The other incubator of national feeling in independent India was cricket. Cinema and cricket...the reader born after 1970 might conclude that post-colonial nationalism is a spectator sport. And he would be nearly right: India exploding in firecrackers when the World Cup was won in 1983, pan-Indian despair after Miandad's sixer in Sharjah, India rampant in the quarter finals of the last World Cup when its team beat Pakistan in Bangalore and a hundred million virile couch potatoes pumped their fists. Nothing knits the nation together like televised one-day cricket, specially if it features that 50-year-old enemy born of independence, Pakistan.
But for someone who was seven when Nehru died, cricketing nationalism was (naturally) a different, better, nobler thing. Cricket-induced patriotism in the Sixties was good nationalism because it had to be earned: earned by reading the sports pages and Sports and Pastime, by listening to the radio (Chakrapani and Pearson Surita, John Arlott and Alan Mcgilray, Lindsay Hassett and Trevor Bailey, Radio Australia and Test Match Special, even the unspeakable Vizzy), by queuing to watch Pataudi bat, and above all else, by playing cricket no matter how badly, by oiling bats, polishing leather and dreaming of English willow. Kashmir willow was okay too.
THERE were three reasons for the virtuous, satvik nationalism inspired by cricket in the Sixties and early Seventies. One, we had stopped playing Pakistan by the time I began rooting for the Indian team because of the '65 war. In the absence of the enemy, winning or losing brought happiness or disappointment not blood-gorged hysteria or limp despair. Two, there was no one-day cricket: the placid rhythms of five-day Tests that ended, more often than not, in draws, supplied few climaxes and demanded initiated followers. Finally, cricket wasn't televised till the mid-Seventies.
Till then spectatorship was driven by an involvement with the game and patriotic exultation was just one fragrance in a complex bouquet. Once instant cricket became instantly available, cricket's audience expanded hugely to take in people whose interest in the game was somewhat incidental: televised one-day matches exist to give network audiences a quick fix of nationalist excitement and advertisers more mugs for their money.
Still, both before television and after, cricket remained an important advertisement for a secular nation.
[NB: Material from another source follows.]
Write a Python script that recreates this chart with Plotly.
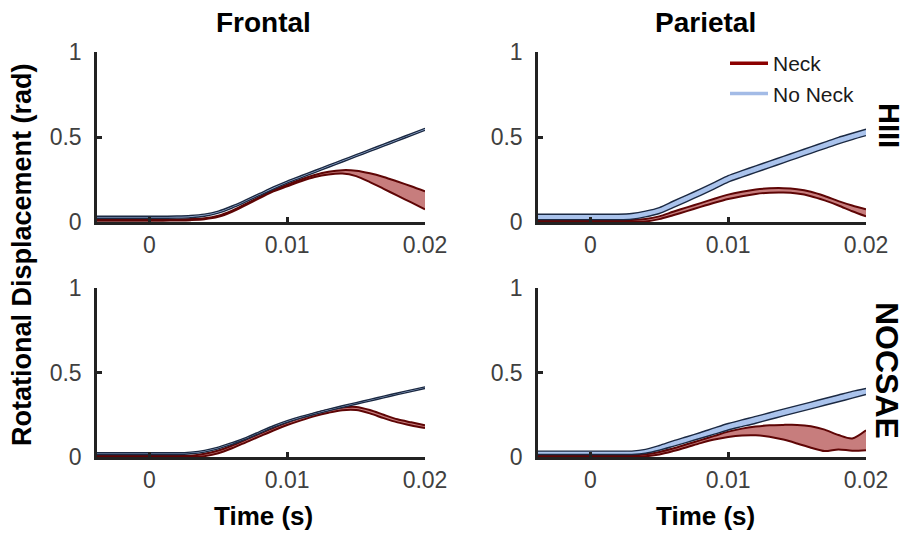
import plotly.graph_objects as go

# ---------------- data ----------------
time = [-0.004, -0.003, -0.002, -0.001, 0.0, 0.001, 0.002, 0.003, 0.004, 0.005,
        0.006, 0.007, 0.008, 0.009, 0.010, 0.011, 0.012, 0.013, 0.014, 0.015,
        0.016, 0.017, 0.018, 0.019, 0.020]

# Frontal / HIII
fh_neck_lo = [0.008, 0.008, 0.008, 0.008, 0.008, 0.008, 0.009, 0.011, 0.016, 0.030, 0.060, 0.100, 0.140,
              0.180, 0.210, 0.240, 0.265, 0.280, 0.285, 0.270, 0.235, 0.195, 0.155, 0.115, 0.075]
fh_neck_hi = [0.014, 0.014, 0.014, 0.014, 0.014, 0.014, 0.015, 0.017, 0.022, 0.037, 0.067, 0.107, 0.147,
              0.187, 0.220, 0.250, 0.276, 0.295, 0.305, 0.302, 0.287, 0.265, 0.238, 0.210, 0.180]
fh_nn_lo = [0.022, 0.022, 0.022, 0.022, 0.022, 0.022, 0.023, 0.026, 0.034, 0.052, 0.082, 0.118, 0.156,
            0.194, 0.229, 0.260, 0.291, 0.322, 0.353, 0.384, 0.415, 0.446, 0.477, 0.508, 0.539]
fh_nn_hi = [0.034, 0.034, 0.034, 0.034, 0.034, 0.034, 0.035, 0.038, 0.046, 0.064, 0.094, 0.130, 0.168,
            0.206, 0.241, 0.272, 0.303, 0.334, 0.365, 0.396, 0.427, 0.458, 0.489, 0.520, 0.551]

# Parietal / HIII
ph_neck_lo = [0.000, 0.000, 0.000, 0.000, 0.000, 0.000, 0.000, 0.000, 0.003, 0.017, 0.040, 0.064, 0.089,
              0.113, 0.135, 0.152, 0.165, 0.172, 0.173, 0.167, 0.152, 0.127, 0.097, 0.063, 0.033]
ph_neck_hi = [0.012, 0.012, 0.012, 0.012, 0.012, 0.012, 0.012, 0.012, 0.017, 0.033, 0.060, 0.086, 0.111,
              0.137, 0.161, 0.178, 0.191, 0.198, 0.199, 0.193, 0.178, 0.153, 0.123, 0.097, 0.075]
ph_nn_lo = [0.014, 0.014, 0.014, 0.014, 0.014, 0.014, 0.014, 0.017, 0.030, 0.050, 0.085, 0.120, 0.157,
            0.195, 0.235, 0.264, 0.292, 0.320, 0.348, 0.376, 0.404, 0.432, 0.460, 0.485, 0.508]
ph_nn_hi = [0.046, 0.046, 0.046, 0.046, 0.046, 0.046, 0.046, 0.050, 0.064, 0.085, 0.122, 0.158, 0.195,
            0.233, 0.273, 0.302, 0.330, 0.358, 0.386, 0.414, 0.442, 0.470, 0.498, 0.522, 0.546]

# Frontal / NOCSAE
fn_neck_lo = [0.000, 0.000, 0.000, 0.000, 0.000, 0.000, 0.000, 0.000, 0.005, 0.022, 0.052, 0.087, 0.122,
              0.157, 0.189, 0.217, 0.242, 0.262, 0.277, 0.278, 0.258, 0.230, 0.205, 0.187, 0.172]
fn_neck_hi = [0.008, 0.008, 0.008, 0.008, 0.008, 0.008, 0.008, 0.008, 0.019, 0.038, 0.068, 0.103, 0.138,
              0.173, 0.205, 0.233, 0.258, 0.278, 0.293, 0.296, 0.278, 0.250, 0.223, 0.205, 0.188]
fn_nn_lo = [0.015, 0.015, 0.015, 0.015, 0.015, 0.015, 0.015, 0.019, 0.029, 0.048, 0.075, 0.105, 0.140,
            0.175, 0.205, 0.230, 0.252, 0.273, 0.293, 0.312, 0.331, 0.350, 0.369, 0.387, 0.405]
fn_nn_hi = [0.025, 0.025, 0.025, 0.025, 0.025, 0.025, 0.025, 0.029, 0.039, 0.058, 0.085, 0.115, 0.150,
            0.185, 0.215, 0.240, 0.262, 0.283, 0.303, 0.322, 0.341, 0.360, 0.379, 0.397, 0.415]

# Parietal / NOCSAE
pn_neck_lo = [0.000, 0.000, 0.000, 0.000, 0.000, 0.000, 0.000, 0.000, 0.004, 0.015, 0.035, 0.058, 0.082,
              0.103, 0.118, 0.127, 0.128, 0.120, 0.103, 0.080, 0.055, 0.035, 0.045, 0.037, 0.040]
pn_neck_hi = [0.010, 0.010, 0.010, 0.010, 0.010, 0.010, 0.010, 0.010, 0.016, 0.030, 0.050, 0.075, 0.100,
              0.125, 0.150, 0.168, 0.180, 0.188, 0.190, 0.190, 0.182, 0.162, 0.130, 0.110, 0.158]
pn_nn_lo = [0.015, 0.015, 0.015, 0.015, 0.015, 0.015, 0.015, 0.015, 0.022, 0.040, 0.063, 0.087, 0.111,
            0.135, 0.160, 0.180, 0.200, 0.222, 0.243, 0.264, 0.285, 0.306, 0.327, 0.348, 0.370]
pn_nn_hi = [0.035, 0.035, 0.035, 0.035, 0.035, 0.035, 0.035, 0.035, 0.045, 0.068, 0.095, 0.120, 0.145,
            0.172, 0.198, 0.220, 0.240, 0.262, 0.283, 0.304, 0.325, 0.346, 0.367, 0.388, 0.405]

col_titles = ["Frontal", "Parietal"]
row_titles = ["HIII", "NOCSAE"]
series_names = ["Neck", "No Neck"]
x_ticks = [0, 0.01, 0.02]
x_ticklabels = ["0", "0.01", "0.02"]
y_ticks = [0, 0.5, 1]
y_ticklabels = ["0", "0.5", "1"]

# ---------------- style ----------------
FONT = "Arial, 'Liberation Sans', sans-serif"
NECK_EDGE = "#5e0505"
NECK_FILL = "rgba(165,45,45,0.62)"
NN_EDGE = "#1b2942"
NN_FILL = "#aac3ec"
LEG_NECK = "#8b0000"
LEG_NN = "#a3bbe6"
AX = "#222222"
TICKC = "#404040"

W, H = 907, 533
px = lambda v: v / W
py = lambda v: 1 - v / H

xdom = {1: [px(97), px(425)], 2: [px(538), px(866)]}
ydom = {1: [py(222), py(52)], 2: [py(457), py(288)]}
col_center = {1: px(263), 2: px(705)}

panels = {
    (1, 1): (fh_neck_lo, fh_neck_hi, fh_nn_lo, fh_nn_hi),
    (1, 2): (ph_neck_lo, ph_neck_hi, ph_nn_lo, ph_nn_hi),
    (2, 1): (fn_neck_lo, fn_neck_hi, fn_nn_lo, fn_nn_hi),
    (2, 2): (pn_neck_lo, pn_neck_hi, pn_nn_lo, pn_nn_hi),
}

fig = go.Figure()
layout = dict(template="none", width=W, height=H, margin=dict(l=0, r=0, t=0, b=0, autoexpand=False),
              paper_bgcolor="white", plot_bgcolor="white",
              font=dict(family=FONT, color="black"), showlegend=True)

idx = 0
for (r, c), (nlo, nhi, blo, bhi) in panels.items():
    idx += 1
    xa = "x" if idx == 1 else f"x{idx}"
    ya = "y" if idx == 1 else f"y{idx}"
    for lo, hi, edge, fill, w in ((nlo, nhi, NECK_EDGE, NECK_FILL, 2.0),
                                  (blo, bhi, NN_EDGE, NN_FILL, 1.4)):
        fig.add_trace(go.Scatter(x=time, y=lo, mode="lines", xaxis=xa, yaxis=ya,
                                 line=dict(color=edge, width=w, shape="spline", smoothing=0.8),
                                 showlegend=False, hoverinfo="skip"))
        fig.add_trace(go.Scatter(x=time, y=hi, mode="lines", xaxis=xa, yaxis=ya,
                                 fill="tonexty", fillcolor=fill,
                                 line=dict(color=edge, width=w, shape="spline", smoothing=0.8),
                                 showlegend=False, hoverinfo="skip"))
    xkey = "xaxis" if idx == 1 else f"xaxis{idx}"
    ykey = "yaxis" if idx == 1 else f"yaxis{idx}"
    layout[xkey] = dict(domain=xdom[c], anchor=ya, range=[-0.0038, 0.02], automargin=False,
                        tickvals=x_ticks, ticktext=x_ticklabels, ticks="inside",
                        ticklen=5, tickwidth=2.5, tickcolor=AX,
                        showline=True, linecolor=AX, linewidth=2.5, showgrid=False,
                        zeroline=False, ticklabelstandoff=1,
                        tickfont=dict(size=23, color=TICKC, family=FONT))
    layout[ykey] = dict(domain=ydom[r], anchor=xa, range=[0, 1], automargin=False,
                        tickvals=y_ticks, ticktext=y_ticklabels, ticks="inside",
                        ticklen=5, tickwidth=2.5, tickcolor=AX,
                        showline=True, linecolor=AX, linewidth=2.5, showgrid=False,
                        zeroline=False, ticklabelstandoff=8,
                        tickfont=dict(size=23, color=TICKC, family=FONT))

# legend entries
fig.add_trace(go.Scatter(x=[None], y=[None], mode="lines", name=series_names[0],
                         line=dict(color=LEG_NECK, width=3.5), xaxis="x2", yaxis="y2"))
fig.add_trace(go.Scatter(x=[None], y=[None], mode="lines", name=series_names[1],
                         line=dict(color=LEG_NN, width=3.5), xaxis="x2", yaxis="y2"))

layout["legend"] = dict(x=px(725), y=py(43), xanchor="left", yanchor="top",
                        bgcolor="rgba(0,0,0,0)", font=dict(size=21, color="#1a1a1a", family=FONT),
                        itemwidth=38, tracegroupgap=0, traceorder="normal")

ann = []
for c, t in zip((1, 2), col_titles):
    ann.append(dict(text=f"<b>{t}</b>", x=col_center[c], y=py(22),
                    xref="paper", yref="paper", showarrow=False, xanchor="center",
                    yanchor="middle", font=dict(size=28, color="black", family=FONT)))
    ann.append(dict(text="<b>Time (s)</b>", x=col_center[c], y=0,
                    xref="paper", yref="paper", showarrow=False, xanchor="center",
                    yanchor="bottom", font=dict(size=26, color="black", family=FONT)))
for r, t, yc, fs in zip((1, 2), row_titles, (125, 370), (29, 32)):
    ann.append(dict(text=f"<b>{t}</b>", x=1, y=py(yc), textangle=90,
                    xref="paper", yref="paper", showarrow=False, xanchor="right",
                    yanchor="middle", font=dict(size=fs, color="black", family=FONT)))
ann.append(dict(text="<b>Rotational Displacement (rad)</b>", x=px(22), y=py(255), textangle=-90,
                xref="paper", yref="paper", showarrow=False, xanchor="center",
                yanchor="middle", font=dict(size=27, color="black", family=FONT)))
layout["annotations"] = ann

fig.update_layout(**layout)
fig.write_html("out.html")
For a start, like the movies, it was a place where you met Muslims. And Christians and Parsees and Sikhs. The importance of captains Pataudi and Azharuddin as symbols of a plural India was enormous, much greater than the symbolic importance of Muslim presidents, vice-presidents and governors because political appointments are sometimes read as a mere tokenism but no one in his right mind has ever argued that Pataudi was made captain to advance India's secular claims. I'm a historian by training but I know that in the great wrestling match with that tireless hydra, Bharat Kesri Bal Krishna Thakani, Kirmani would be a better bet than Kosambi. Also, the cricket team of the late Sixties that included Bishen Bedi, Farokh Engineer, Abid Ali and Mansur Ali Khan Pataudi did more to bear witness to a composite nation than all the secular histories ever written.
But to see Pataudi wholly or even mainly as a secular mascot is to diminish him. The thing about Independent India's pre-television heroes was that they were mythical. We knew through word of mouth and faith that Dara Singh had become the Champion of the World by rolling King Kong over, just as we knew that Pataudi had a glass eye. In the normal course, 203 not out was wonderful. With a glass eye it became fabulous. Had Pataudi been playing today we would have been shown (on Spin Vision); that his eye was damaged not glazed and that faintly piratical charisma would have vanished. We knew Pataudi solely for his cricket (the one time he stood for election he lost his deposit) and so for those of us who were seven in 1964, the Nawab remains a cavalier ghost from a carefree past. Later heroes, unfortunately, returned to haunt us as television commentators.
Actually, the Sixties were a pretty feeble Golden Age. The two wars (three if you count Goa) and the Bihar famine put the skids under the Planned Economy and if you look at the figures, we won very little under Pataudi. A decade that saw starvation, military humiliation, the enthronement of Mrs Gandhi, the consolidation of the license raj and Rajesh Khanna as our first superstar, doesn't have much to be proud of. But it was, at worst, a time marked by bad judgement, bad policy and bungling—not irrational, bestial cruelty. I'm glad I wasn't seven in 1984.